Occasionally, this question comes from someone who, specification in hand, just finished writing a format reader only to have it fail when processing sample files that are known to be good. The hapless programmer no doubt found a copy of the format specification, but not, of course, the latest revision. Another of our goals is to provide access to the latest format revisions in this book and keep this information up to date.
"How can I convert an ABC file to an XYZ file?"
Programmers and graphic designers alike are often stumped by this question. They've received a file from a colleague, an author, or a client, and they need to read it, print it, or incorporate it in a document. They need to convert it to something their platform, application, or production environment knows how to deal with. If this is your problem, you'll find this book helpful in a number of ways. In the first place, it will give you the information you need to identify what this file is and what its conversion problems are. We'll give you specific suggestions on how to go about converting the file. Most importantly, we've included a number of software packages that will convert most graphics files from one format to another. Whether you are operating in an Windows, MS-DOS, OS/2, Macintosh, or UNIX environment, you should be able to find a helpful tool.
We'd like to make it easier for you to understand and implement the graphics file formats mentioned in this book. Where does information on the hundreds of graphics file formats in use today come from? Basically, from four sources:
What we've tried to do is to collect these four elements together in one place. Of course not all were available for every format, and sometimes we weren't allowed to include the original specification document. Nevertheless, we've pulled together all the information available. Taken together, the information provided in this and in the materials on the CD-ROM should allow you to understand and implement most of the formats. In this second edition--more about this later--we also provide links on the CD-ROM to the O'Reilly GFF Web Center on the World Wide Web, where we're able to provide up-to-date information and additional resources, as they become available.
Our primary goal in writing this book is to establish a central repository of graphics file format specifications. Because the collected specification documents (not to mention the sample images and associated code and software packages!) total in the hundreds of megabytes, the best way to put them in your hands is on a CD-ROM. What this means is that the CD-ROM is an integral part of the book, if only for the fact that all this information could never be crammed between two covers.

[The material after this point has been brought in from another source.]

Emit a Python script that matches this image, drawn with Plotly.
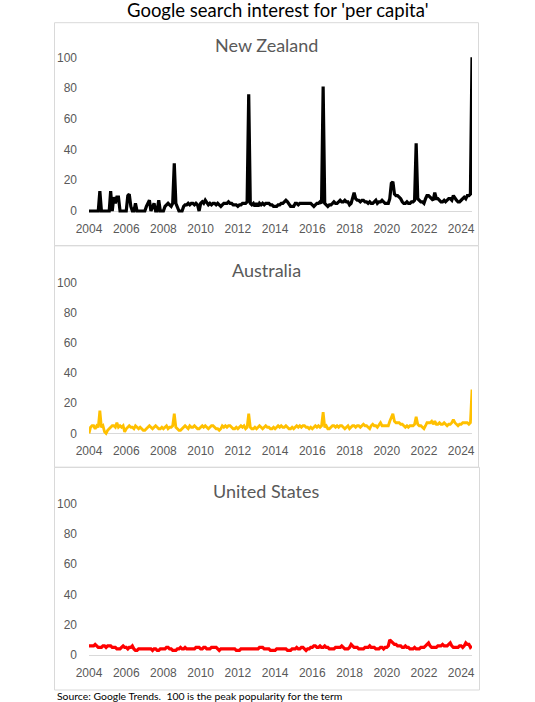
import plotly.graph_objects as go
import pandas as pd

# ---------------- data (monthly, Jan 2004 - Aug 2024) ----------------
nz_values = [
    0, 0, 0, 0, 0, 0, 0, 13, 0, 0, 0, 0,          # 2004
    0, 0, 13, 0, 9, 5, 9, 9, 0, 0, 0, 0,          # 2005
    0, 10, 11, 3, 0, 0, 5, 0, 0, 0, 0, 0,         # 2006
    0, 3, 5, 7, 0, 3, 5, 0, 0, 7, 0, 0,           # 2007
    0, 3, 4, 5, 4, 3, 5, 31, 5, 3, 0, 0,          # 2008
    0, 3, 4, 4, 5, 4, 5, 5, 4, 5, 4, 0,           # 2009
    5, 6, 5, 7, 5, 4, 5, 4, 5, 5, 4, 5,           # 2010
    4, 3, 4, 5, 5, 5, 6, 5, 5, 4, 4, 4,           # 2011
    3, 4, 4, 5, 5, 5, 6, 76, 5, 4, 5, 3,          # 2012
    5, 3, 5, 4, 5, 4, 5, 5, 5, 4, 4, 3,           # 2013
    3, 3, 4, 4, 5, 5, 6, 7, 6, 4, 3, 3,           # 2014
    3, 5, 5, 4, 5, 5, 5, 5, 5, 5, 5, 5,           # 2015
    4, 3, 4, 5, 5, 6, 5, 81, 5, 4, 3, 4,          # 2016
    4, 5, 6, 5, 5, 6, 7, 6, 6, 7, 6, 6,           # 2017
    4, 5, 9, 12, 8, 7, 7, 6, 7, 7, 6, 6,          # 2018
    5, 6, 5, 5, 6, 7, 5, 6, 6, 7, 6, 5,           # 2019
    5, 5, 8, 18, 19, 11, 10, 10, 9, 8, 6, 5,      # 2020
    5, 6, 5, 5, 6, 6, 7, 44, 8, 7, 6, 6,          # 2021
    5, 8, 10, 10, 9, 8, 7, 12, 8, 8, 7, 6,        # 2022
    6, 7, 6, 7, 8, 8, 7, 10, 8, 7, 6, 6,          # 2023
    7, 8, 9, 8, 10, 10, 11, 100,                  # 2024
]

au_values = [
    0, 4, 5, 5, 3, 5, 4, 15, 4, 5, 1, 0,          # 2004
    2, 3, 4, 5, 5, 4, 7, 4, 5, 4, 5, 1,           # 2005
    3, 4, 5, 4, 4, 3, 5, 4, 3, 4, 3, 2,           # 2006
    2, 3, 4, 5, 4, 3, 4, 5, 4, 3, 3, 4,           # 2007
    3, 4, 5, 3, 4, 4, 5, 13, 4, 3, 2, 2,          # 2008
    3, 4, 5, 4, 3, 5, 4, 4, 5, 4, 3, 3,           # 2009
    4, 5, 4, 5, 4, 3, 4, 5, 5, 4, 3, 3,           # 2010
    2, 3, 5, 4, 5, 4, 5, 5, 4, 3, 3, 4,           # 2011
    3, 4, 5, 4, 5, 3, 4, 13, 4, 3, 3, 4,          # 2012
    3, 4, 5, 4, 3, 4, 5, 4, 4, 3, 3, 4,           # 2013
    3, 4, 5, 4, 5, 4, 4, 5, 4, 3, 3, 4,           # 2014
    3, 4, 5, 4, 5, 4, 5, 5, 4, 4, 3, 4,           # 2015
    3, 4, 5, 4, 5, 4, 5, 14, 4, 5, 3, 3,          # 2016
    4, 5, 5, 4, 5, 4, 5, 5, 4, 3, 4, 5,           # 2017
    3, 4, 5, 5, 4, 5, 5, 4, 5, 6, 5, 5,           # 2018
    4, 3, 5, 6, 5, 5, 4, 6, 7, 5, 5, 5,           # 2019
    5, 5, 8, 11, 13, 8, 7, 7, 7, 6, 6, 5,         # 2020
    4, 5, 4, 5, 5, 5, 6, 11, 6, 5, 5, 4,          # 2021
    3, 5, 7, 7, 7, 8, 6, 8, 6, 6, 7, 6,           # 2022
    6, 7, 6, 5, 6, 6, 7, 9, 7, 6, 5, 6,           # 2023
    6, 7, 7, 7, 7, 6, 7, 29,                      # 2024
]

us_values = [
    6, 6, 6, 6, 7, 6, 5, 5, 5, 6, 6, 5,           # 2004
    6, 6, 6, 5, 5, 5, 4, 4, 4, 5, 6, 5,           # 2005
    5, 4, 5, 5, 6, 4, 3, 3, 4, 4, 4, 4,           # 2006
    4, 4, 4, 4, 4, 3, 4, 4, 3, 3, 4, 4,           # 2007
    4, 4, 5, 5, 4, 4, 3, 3, 3, 4, 4, 5,           # 2008
    4, 4, 5, 4, 4, 4, 4, 4, 4, 5, 5, 5,           # 2009
    4, 4, 5, 5, 4, 4, 4, 5, 5, 5, 5, 4,           # 2010
    3, 4, 4, 4, 4, 4, 4, 4, 4, 4, 4, 3,           # 2011
    3, 3, 4, 4, 4, 4, 4, 4, 4, 4, 4, 4,           # 2012
    4, 4, 5, 5, 5, 4, 4, 4, 4, 3, 3, 3,           # 2013
    3, 4, 4, 4, 4, 4, 4, 4, 3, 3, 3, 4,           # 2014
    4, 4, 5, 4, 4, 5, 5, 4, 3, 4, 4, 5,           # 2015
    5, 6, 6, 5, 5, 6, 5, 5, 6, 5, 5, 4,           # 2016
    4, 4, 4, 5, 5, 5, 5, 6, 5, 4, 4, 4,           # 2017
    5, 7, 6, 5, 5, 5, 4, 4, 4, 4, 5, 5,           # 2018
    5, 6, 5, 5, 5, 4, 4, 4, 5, 5, 4, 5,           # 2019
    5, 6, 10, 9, 8, 7, 7, 6, 6, 6, 5, 5,          # 2020
    6, 5, 5, 4, 4, 4, 5, 4, 4, 4, 5, 5,           # 2021
    5, 6, 7, 8, 6, 5, 5, 5, 5, 6, 6, 6,           # 2022
    7, 6, 6, 6, 7, 8, 6, 5, 5, 5, 5, 6,           # 2023
    6, 5, 6, 8, 7, 7, 5, 6,                       # 2024
]

months = pd.date_range("2004-01-01", periods=len(nz_values), freq="MS")

panel_titles = ["New Zealand", "Australia", "United States"]
y_tickvals = [0, 20, 40, 60, 80, 100]
x_tick_years = list(range(2004, 2025, 2))

chart_title = "Google search interest for 'per capita'"
source_text = "Source: Google Trends.  100 is the peak popularity for the term"

# ---------------- layout helpers (pixel based) ----------------
W, H = 535, 702
def px_x(p):
    return p / W
def px_y(p):
    return 1 - p / H

x_left, x_right = 89, 472
# (zero pixel, pixels per unit) for each panel
panels = [
    dict(zero=211.0, ppu=1.537, box=(54.5, 478.5, 22.7, 245.7), title_y=45.5, color="#000000", width=3.2),
    dict(zero=433.3, ppu=1.510, box=(54.5, 478.5, 245.7, 467.3), title_y=270.0, color="#FFC000", width=2.8),
    dict(zero=655.0, ppu=1.517, box=(54.5, 479.5, 467.3, 690.0), title_y=490.7, color="#FF0000", width=3.2),
]
y_lo, y_hi = -3, 105

series = [nz_values, au_values, us_values]

fig = go.Figure()
tick_font = dict(family="Liberation Sans, Arial, sans-serif", size=12, color="#595959")
title_family = "Lato, 'Noto Sans', sans-serif"

shapes = []
annotations = []
for i, (p, vals, name) in enumerate(zip(panels, series, panel_titles)):
    suffix = "" if i == 0 else str(i + 1)
    fig.add_trace(go.Scatter(
        x=months, y=vals, mode="lines", name=name,
        line=dict(color=p["color"], width=p["width"]),
        xaxis="x" + suffix, yaxis="y" + suffix, showlegend=False,
        hovertemplate="%{x|%b %Y}: %{y}<extra>" + name + "</extra>",
    ))
    bottom_px = p["zero"] - y_lo * p["ppu"]
    top_px = p["zero"] - y_hi * p["ppu"]
    fig.update_layout(**{
        "xaxis" + suffix: dict(
            domain=[px_x(x_left), px_x(x_right)],
            range=[months[0], months[-1]],
            anchor="y" + suffix,
            type="date",
            tickvals=[pd.Timestamp(f"{y}-01-01") for y in x_tick_years],
            ticktext=[str(y) for y in x_tick_years],
            showgrid=False, zeroline=False, showline=False,
            ticks="", tickfont=tick_font, ticklabelstandoff=4,
            automargin=False, fixedrange=True,
        ),
        "yaxis" + suffix: dict(
            domain=[px_y(bottom_px), px_y(top_px)],
            range=[y_lo, y_hi],
            anchor="x" + suffix,
            tickvals=y_tickvals,
            showgrid=False, zeroline=True, zerolinecolor="#D9D9D9", zerolinewidth=1,
            showline=False, ticks="", tickfont=tick_font, ticklabelstandoff=11,
            automargin=False, fixedrange=True,
        ),
    })
    x0, x1, y0, y1 = p["box"]
    shapes.append(dict(type="rect", xref="paper", yref="paper",
                       x0=px_x(x0), x1=px_x(x1), y0=px_y(y1), y1=px_y(y0),
                       line=dict(color="#D9D9D9", width=1), fillcolor="rgba(0,0,0,0)",
                       layer="below"))
    annotations.append(dict(text=name, xref="paper", yref="paper",
                            x=px_x(266), y=px_y(p["title_y"]),
                            xanchor="center", yanchor="middle", showarrow=False,
                            font=dict(family=title_family, size=18, color="#595959")))

annotations.append(dict(text=chart_title, xref="paper", yref="paper",
                        x=px_x(278), y=px_y(10.5), xanchor="center", yanchor="middle",
                        showarrow=False,
                        font=dict(family=title_family, size=18.5, color="#000000")))
annotations.append(dict(text=source_text, xref="paper", yref="paper",
                        x=px_x(55), y=px_y(695.5), xanchor="left", yanchor="middle",
                        showarrow=False,
                        font=dict(family=title_family, size=10.4, color="#000000")))

fig.update_layout(
    width=W, height=H,
    margin=dict(l=0, r=0, t=0, b=0, autoexpand=False),
    paper_bgcolor="white", plot_bgcolor="white",
    shapes=shapes, annotations=annotations,
    showlegend=False,
)

fig.write_html("out.html", config={"displayModeBar": False},
               post_script="document.body.style.margin='0';document.body.style.padding='0';")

We've written an article describing each graphics file format; this article condenses and summarizes the information we've been able to collect. In some cases this information is extensive; in other cases it's not much. This is the name of the game, unfortunately. When we do have adequate information, we've concentrated on conveying some understanding of the formats, which in many cases means going through them in some detail. Remember, though, that sometimes the specification document does a better job than we could ever do of explaining the nitty-gritty details of the format.
On the CD-ROM, you'll find the original format specifications (when available and when the vendors gave us permission to include them). If we know how to get the specifications, but couldn't enlist the aid of the vendors, we tell you where to go to find them yourself. Also on the CD-ROM is sample code that reads and writes a variety of file formats, and a number of widely-used third-party utilities for file manipulation and conversion. Finally, we've included sample images for many formats. If you have Internet access, you'll be able to get updates and new resources at our Web site.